THE EXERCISE:
Leave out the pictures, and write out exactly the lines from the beginning of the material to the line holding "const ogpaTimeTicks = [2, 4, 6, 8, 10, 12, 14];", that line included, and nothing else.

SOURCE DATA:

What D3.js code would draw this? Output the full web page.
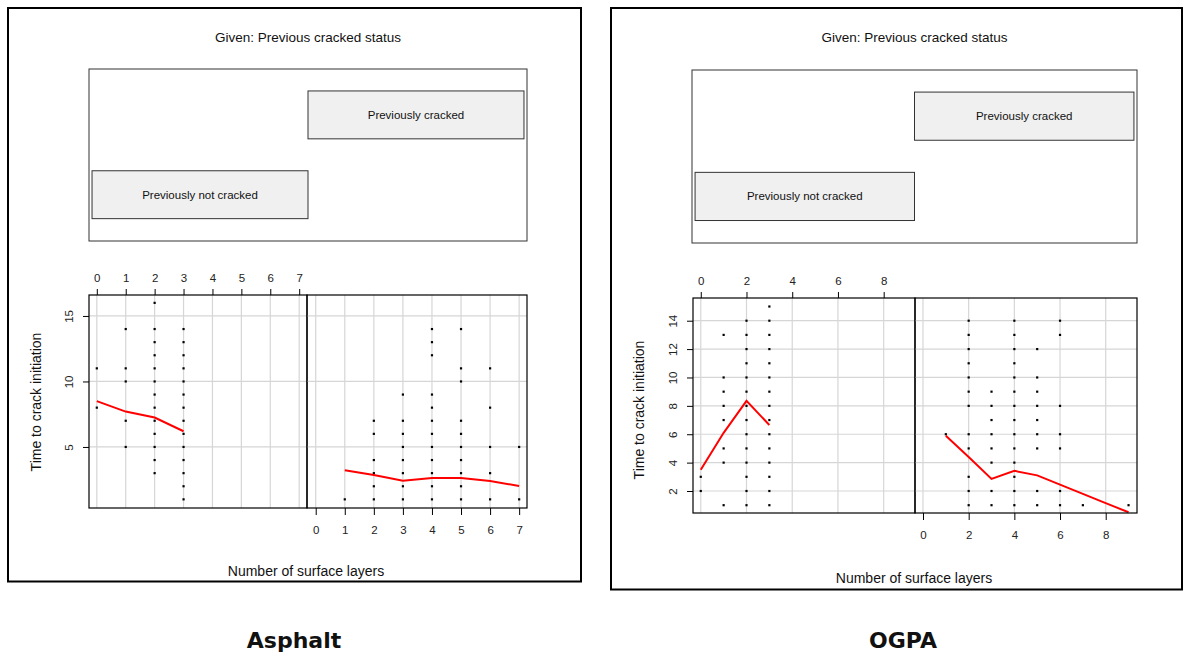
<!DOCTYPE html>
<html>
<head>
<meta charset="utf-8">
<script src="https://cdn.jsdelivr.net/npm/d3@7/dist/d3.min.js"></script>
<style>
  body { margin: 0; background: #fff; }
  svg { display: block; font-family: "Liberation Sans", Arial, sans-serif; }
</style>
</head>
<body>
<svg id="chart" width="1183" height="657"></svg>
<script>
// ---- conditioning levels and tick labels ----
const givenLevels = ["Previously not cracked", "Previously cracked"];
const givenTitle = "Given: Previous cracked status";
const xTitle = "Number of surface layers";
const yTitle = "Time to crack initiation";

const asphaltLayerTicks = [0, 1, 2, 3, 4, 5, 6, 7];
const asphaltTimeTicks = [5, 10, 15];
const ogpaLayerTicks = [0, 2, 4, 6, 8];
const ogpaTimeTicks = [2, 4, 6, 8, 10, 12, 14];

// ---- observations: time to crack initiation by number of surface layers ----
const asphaltNotCracked = [
  { layers: 0, times: [11, 8] },
  { layers: 1, times: [14, 11, 10, 7, 5] },
  { layers: 2, times: [16, 14, 13, 12, 11, 10, 9, 8, 7, 6, 5, 4, 3] },
  { layers: 3, times: [14, 13, 12, 11, 10, 9, 8, 7, 6, 5, 4, 3, 2, 1] }
];
const asphaltCracked = [
  { layers: 1, times: [1] },
  { layers: 2, times: [7, 6, 4, 3, 2, 1] },
  { layers: 3, times: [9, 7, 6, 5, 4, 3, 2, 1] },
  { layers: 4, times: [14, 13, 12, 9, 8, 7, 6, 5, 4, 3, 2, 1] },
  { layers: 5, times: [14, 11, 10, 7, 6, 5, 4, 3, 2, 1] },
  { layers: 6, times: [11, 8, 5, 3, 1] },
  { layers: 7, times: [5, 1] }
];
const ogpaNotCracked = [
  { layers: 0, times: [3, 2] },
  { layers: 1, times: [13, 10, 9, 8, 7, 5, 4, 1] },
  { layers: 2, times: [14, 13, 12, 11, 10, 9, 8, 7, 6, 5, 4, 3, 2, 1] },
  { layers: 3, times: [15, 14, 13, 12, 11, 10, 9, 8, 7, 6, 5, 4, 3, 2, 1] }
];
const ogpaCracked = [
  { layers: 1, times: [6] },
  { layers: 2, times: [14, 13, 12, 11, 10, 9, 8, 6, 5, 3, 2, 1] },
  { layers: 3, times: [9, 8, 7, 6, 5, 4, 2, 1] },
  { layers: 4, times: [14, 13, 12, 11, 10, 9, 8, 7, 6, 5, 4, 3, 2, 1] },
  { layers: 5, times: [12, 10, 9, 8, 7, 6, 5, 2, 1] },
  { layers: 6, times: [14, 13, 8, 6, 5, 2, 1] },
  { layers: 7, times: [1] },
  { layers: 9, times: [1] }
];

// ---- smoothed trend per panel ----
const asphaltNotCrackedTrendX = [0, 1, 2, 3];
const asphaltNotCrackedTrendY = [8.5, 7.7, 7.25, 6.2];
const asphaltCrackedTrendX = [1, 2, 3, 4, 5, 6, 7];
const asphaltCrackedTrendY = [3.22, 2.86, 2.43, 2.63, 2.63, 2.4, 2.02];
const ogpaNotCrackedTrendX = [0, 1, 2, 3];
const ogpaNotCrackedTrendY = [3.5, 6.1, 8.35, 6.65];
const ogpaCrackedTrendX = [1, 2, 3, 4, 5, 6, 7, 8, 9];
const ogpaCrackedTrendY = [5.9, 4.4, 2.85, 3.42, 3.1, 2.45, 1.8, 1.15, 0.5];

const svg = d3.select("#chart");
const GRID = "#d6d6d6";

function drawFigure(spec) {
  const g = svg.append("g");
  const L = spec.layout;

  // outer frame
  g.append("rect")
    .attr("x", L.frame[0]).attr("y", L.frame[1])
    .attr("width", L.frame[2] - L.frame[0]).attr("height", L.frame[3] - L.frame[1])
    .attr("fill", "none").attr("stroke", "#000").attr("stroke-width", 2);

  // ---- given panel ----
  const gb = L.given;
  const gx = d3.scaleLinear().domain([0.486, 2.514]).range([gb[0], gb[2]]);
  const gy = d3.scaleLinear().domain([0.42, 2.575]).range([gb[3], gb[1]]);
  g.append("text")
    .attr("x", (gb[0] + gb[2]) / 2).attr("y", L.titleY)
    .attr("text-anchor", "middle").attr("font-size", 13.5).attr("fill", "#111")
    .text(givenTitle);
  g.append("rect")
    .attr("x", gb[0]).attr("y", gb[1]).attr("width", gb[2] - gb[0]).attr("height", gb[3] - gb[1])
    .attr("fill", "none").attr("stroke", "#333").attr("stroke-width", 1);
  const bars = g.selectAll("g.level").data(givenLevels).join("g").attr("class", "level");
  bars.append("rect")
    .attr("x", (d, i) => gx(i + 0.5))
    .attr("width", (d, i) => gx(i + 1.5) - gx(i + 0.5))
    .attr("y", (d, i) => gy(i + 1 + 0.3))
    .attr("height", (d, i) => gy(i + 1 - 0.3) - gy(i + 1 + 0.3))
    .attr("fill", "#f0f0f0").attr("stroke", "#333").attr("stroke-width", 1);
  bars.append("text")
    .attr("x", (d, i) => gx(i + 1))
    .attr("y", (d, i) => gy(i + 1))
    .attr("dy", "0.35em")
    .attr("text-anchor", "middle").attr("font-size", 11.5).attr("fill", "#111")
    .text(d => d);

  // ---- scatter panels ----
  const y = d3.scaleLinear().domain(spec.yDomain).range([L.panelY[1], L.panelY[0]]);
  spec.panels.forEach((p, idx) => {
    const x = d3.scaleLinear().domain(p.xDomain).range(p.xRange);
    const pg = g.append("g");

    // grid
    pg.selectAll("line.vg").data(spec.xTicks).join("line")
      .attr("x1", d => x(d)).attr("x2", d => x(d))
      .attr("y1", L.panelY[0]).attr("y2", L.panelY[1])
      .attr("stroke", GRID).attr("stroke-width", 1.2);
    pg.selectAll("line.hg").data(spec.yTicks).join("line")
      .attr("x1", p.xRange[0]).attr("x2", p.xRange[1])
      .attr("y1", d => y(d)).attr("y2", d => y(d))
      .attr("stroke", GRID).attr("stroke-width", 1.2);

    // points
    const pts = p.data.flatMap(c => c.times.map(t => ({ x: c.layers, y: t })));
    pg.selectAll("rect.pt").data(pts).join("rect")
      .attr("x", d => x(d.x) - 1.1).attr("y", d => y(d.y) - 1.1)
      .attr("width", 2.2).attr("height", 2.2).attr("fill", "#000");

    // trend
    const line = d3.line().x(d => x(d[0])).y(d => y(d[1]));
    pg.append("path")
      .datum(d3.zip(p.trendX, p.trendY))
      .attr("d", line).attr("fill", "none")
      .attr("stroke", "#ff0000").attr("stroke-width", 2);

    // border
    pg.append("rect")
      .attr("x", p.xRange[0]).attr("y", L.panelY[0])
      .attr("width", p.xRange[1] - p.xRange[0]).attr("height", L.panelY[1] - L.panelY[0])
      .attr("fill", "none").attr("stroke", "#000").attr("stroke-width", 1.2);

    // axes
    if (idx === 0) {
      const ax = pg.append("g").attr("transform", `translate(0,${L.panelY[0]})`)
        .call(d3.axisTop(x).tickValues(spec.xTicks).tickSize(6).tickPadding(7).tickFormat(d3.format("d")));
      styleAxis(ax);
      const ay = pg.append("g").attr("transform", `translate(${p.xRange[0]},0)`)
        .call(d3.axisLeft(y).tickValues(spec.yTicks).tickSize(6).tickFormat(d3.format("d")));
      styleAxis(ay);
      ay.selectAll(".tick text")
        .attr("x", null).attr("dy", null)
        .attr("text-anchor", "middle")
        .attr("transform", "translate(-16,0) rotate(-90)");
    } else {
      const ax = pg.append("g").attr("transform", `translate(0,${L.panelY[1]})`)
        .call(d3.axisBottom(x).tickValues(spec.xTicks).tickSize(7).tickPadding(11).tickFormat(d3.format("d")));
      styleAxis(ax);
    }
  });

  // axis titles
  g.append("text")
    .attr("x", L.xTitle[0]).attr("y", L.xTitle[1])
    .attr("text-anchor", "middle").attr("font-size", 14).attr("fill", "#111")
    .text(xTitle);
  g.append("text")
    .attr("transform", `translate(${L.yTitle[0]},${L.yTitle[1]}) rotate(-90)`)
    .attr("text-anchor", "middle").attr("font-size", 14).attr("fill", "#111")
    .text(yTitle);

  // material caption
  g.append("text")
    .attr("x", L.caption[0]).attr("y", L.caption[1])
    .attr("text-anchor", "middle")
    .attr("font-family", "'DejaVu Sans', Verdana, sans-serif")
    .attr("font-weight", "bold").attr("font-size", 22).attr("fill", "#111")
    .text(spec.caption);
}

function styleAxis(a) {
  a.select(".domain").remove();
  a.selectAll(".tick line").attr("stroke", "#000").attr("stroke-width", 1);
  a.selectAll(".tick text").attr("font-size", 11.5).attr("fill", "#222")
    .attr("font-family", "'Liberation Sans', Arial, sans-serif");
}

drawFigure({
  caption: "Asphalt",
  xTicks: asphaltLayerTicks,
  yTicks: asphaltTimeTicks,
  yDomain: [0.34, 16.6],
  layout: {
    frame: [8, 8, 581, 581.5],
    given: [89, 69, 527, 241],
    titleY: 42,
    panelY: [295, 508],
    xTitle: [306, 576],
    yTitle: [41, 402],
    caption: [294, 648]
  },
  panels: [
    { data: asphaltNotCracked, trendX: asphaltNotCrackedTrendX, trendY: asphaltNotCrackedTrendY,
      xDomain: [-0.27, 7.27], xRange: [89, 307] },
    { data: asphaltCracked, trendX: asphaltCrackedTrendX, trendY: asphaltCrackedTrendY,
      xDomain: [-0.3, 7.27], xRange: [307, 527] }
  ]
});

drawFigure({
  caption: "OGPA",
  xTicks: ogpaLayerTicks,
  yTicks: ogpaTimeTicks,
  yDomain: [0.45, 15.6],
  layout: {
    frame: [611, 8, 1182, 589.5],
    given: [692, 70, 1137, 243],
    titleY: 42,
    panelY: [298, 513],
    xTitle: [914, 583],
    yTitle: [644, 410],
    caption: [903, 648]
  },
  panels: [
    { data: ogpaNotCracked, trendX: ogpaNotCrackedTrendX, trendY: ogpaNotCrackedTrendY,
      xDomain: [-0.34, 9.37], xRange: [693, 915] },
    { data: ogpaCracked, trendX: ogpaCrackedTrendX, trendY: ogpaCrackedTrendY,
      xDomain: [-0.35, 9.37], xRange: [915, 1137] }
  ]
});
</script>
</body>
</html>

ANSWER TO THIS PROBLEM:
What D3.js code would draw this? Output the full web page.
<!DOCTYPE html>
<html>
<head>
<meta charset="utf-8">
<script src="https://cdn.jsdelivr.net/npm/d3@7/dist/d3.min.js"></script>
<style>
  body { margin: 0; background: #fff; }
  svg { display: block; font-family: "Liberation Sans", Arial, sans-serif; }
</style>
</head>
<body>
<svg id="chart" width="1183" height="657"></svg>
<script>
// ---- conditioning levels and tick labels ----
const givenLevels = ["Previously not cracked", "Previously cracked"];
const givenTitle = "Given: Previous cracked status";
const xTitle = "Number of surface layers";
const yTitle = "Time to crack initiation";

const asphaltLayerTicks = [0, 1, 2, 3, 4, 5, 6, 7];
const asphaltTimeTicks = [5, 10, 15];
const ogpaLayerTicks = [0, 2, 4, 6, 8];
const ogpaTimeTicks = [2, 4, 6, 8, 10, 12, 14];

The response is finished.